To answer the last, easiest, question, no, it’s not too personal.

I suppose I need to define the terms. My daughter’s favorite Beatles song is “We Can Work It Out,” which features the line: “Life is very short, and there’s no time for fussing and fighting, my friend.”

Watching the Sunday morning news shows, or Bill O’Reilly, or the like, I realize I would not do very well. People are rapidly throwing around facts and pseudo-facts, often yelling over each other. It would create in me too much agita to think clearly. Later, I’d have some treppenwitz moments, thinking of what I SHOULD have said.

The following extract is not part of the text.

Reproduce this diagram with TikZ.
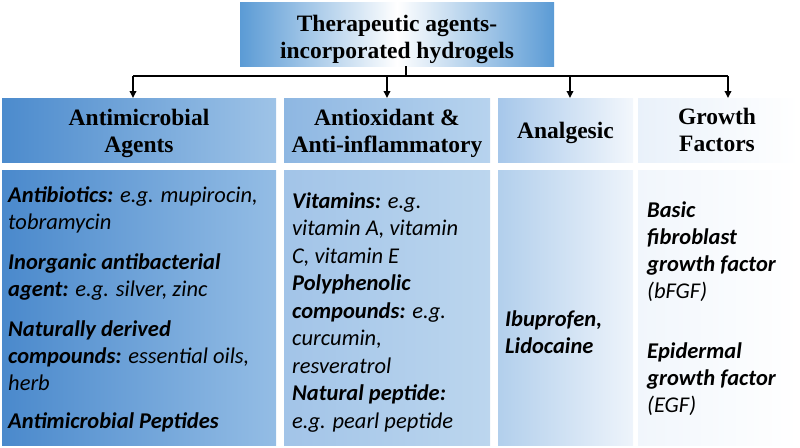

I’ll state my positions – say on this blog – and I’m sure there are people who like them, and people who don’t, and that’s fine. People – you or others – will have a reasonable response. Maybe we’ll change each other’s minds or maybe we won’t, but it’s OK because it seems to be done with a level of mutual respect.

Whereas on the Times Union blogs, or national newspaper websites, the conflict tends to escalate, with one side trying to out-shout the other. No one will be convinced of the position of the other, so what’s the point, really? I’ve posted some things on the TU site, where I made my initial observation, then others blithely go off in directions I hadn’t intended. I let them, but after a while, I get bored with it all. It seems futile.

Then there’s the uncertainty thing, the sign of a good humanities student. I certainly don’t pretend that I know all the answers – others may think so, but it’s not true – and I put forth the possibility, in SOME topics, that I could be at least partially mistaken. I don’t have the need to badger others about those things.

I’m an old political science major, but political arguing I find demoralizing. Often, “victory” is seen as stopping government, or a corporate entity under its jurisdiction, from doing what it ought not to have been doing in the first place.

None of this, though, is the REAL answer. The REAL answer is how I was raised. My mother was great with the aphorisms such as “You get more bees with honey than vinegar.” My father’s message is that the angry young black man thing doesn’t work well in a primarily white society.

I was always a GOOD kid. I had anger, but it was quite suppressed growing up. I expelled a LOT of it in my twenties, no small portion of it at my rather controlling father. And once I let it go, a lot of it was just gone. I just don’t get as angry as I used to; sad, frustrated, even occasionally in despair about the world The Daughter is going to inherit – pollution, global warming creating ecological catastrophes, economic and cultural inequality, to name a few. But anger just doesn’t work for me, most of the time.

In fact, anger makes me feel out of control. It’s been known to give me a raging headache. I’ve been told I look like a crazy person (crazier person?).

Interestingly, then, it means that the rate times I REALLY get angry, it’s usually more effective. If I’m a known hothead, then its effectiveness is compromised.